# Desert hairy scorpion 4 sale with tank



## litchp (Dec 30, 2008)

Hi,
I am selling my desert hairy scorpion as i do not have room to keep him.The scorpion comes complete with tank 3ft by 2ft and substrate also.The scorpion is in very good condition and eats well.I am looking for £40 but open to good offers.Collection in person please with cash sale.To a good home and minors must colllect with an adult.

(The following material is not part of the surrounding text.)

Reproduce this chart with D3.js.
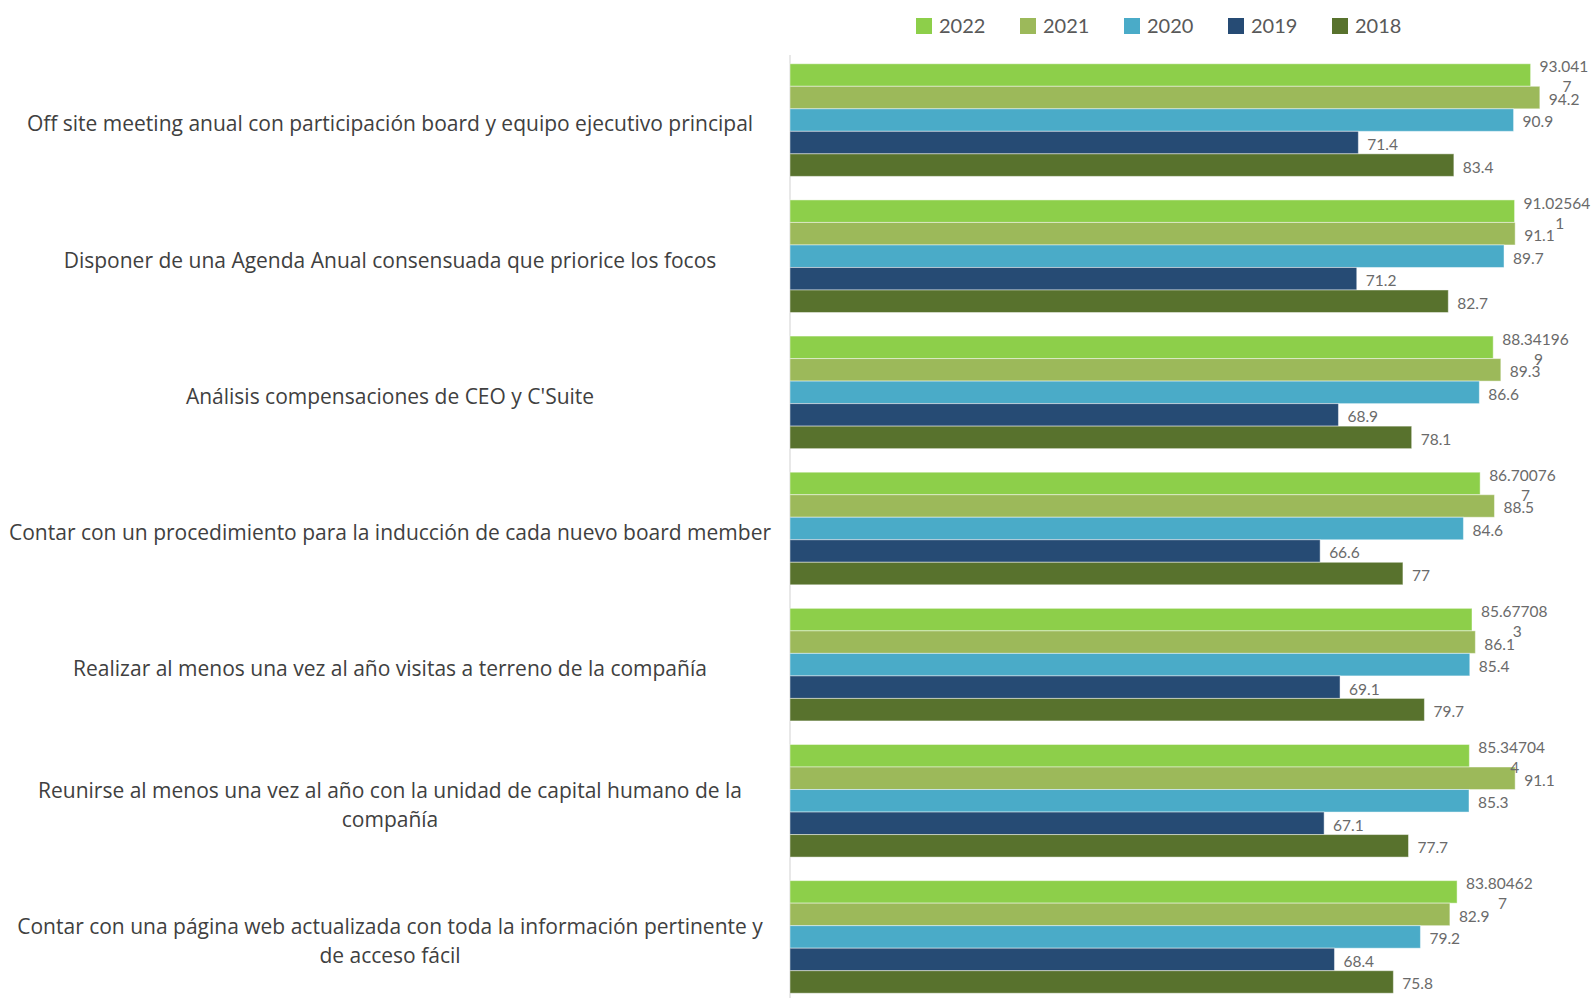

Thanks for looking, Phil:thumbup:


----------



## griffin (Jan 10, 2009)

lol i tried to sell my desert hairy scorpion with setup but nobody wanted it lol hope u have better luck than i did, i only wanted £25 for it, i ended up giving it away for free lol

good luck mate


----------



## scosha37 (Feb 24, 2008)

Hairy Scorpian!.......still would cuddle it..:001_tt2:

good luck anyways...:smilewinkgrin:


----------



## pugsley Adams (Dec 30, 2008)

scosha37 said:


> Hairy Scorpian!.......still would cuddle it..:001_tt2:
> 
> good luck anyways...:smilewinkgrin:


me to,lol! the are kind of cute, and their very smart to!


----------



## litchp (Dec 30, 2008)

Thanks for the comments guys,will keep the little guy up for sale just a little longer.

Phil


----------



## stooka (Dec 29, 2008)

wish i had some money to get it,had a Hadrurus a while ago,now only keep pandinus scorp wise.where you located btw?
stu


----------



## pinkbutterflys (Nov 18, 2008)

where you at dude?


----------



## litchp (Dec 30, 2008)

Huntingdon,Cambridgeshire

Thanks


----------



## ackie123 (Jan 18, 2009)

hi ya do u still have him/her???


----------



## litchp (Dec 30, 2008)

Hi still for sale 

Thamks Phil


----------



## litchp (Dec 30, 2008)

o sorry its a him....


----------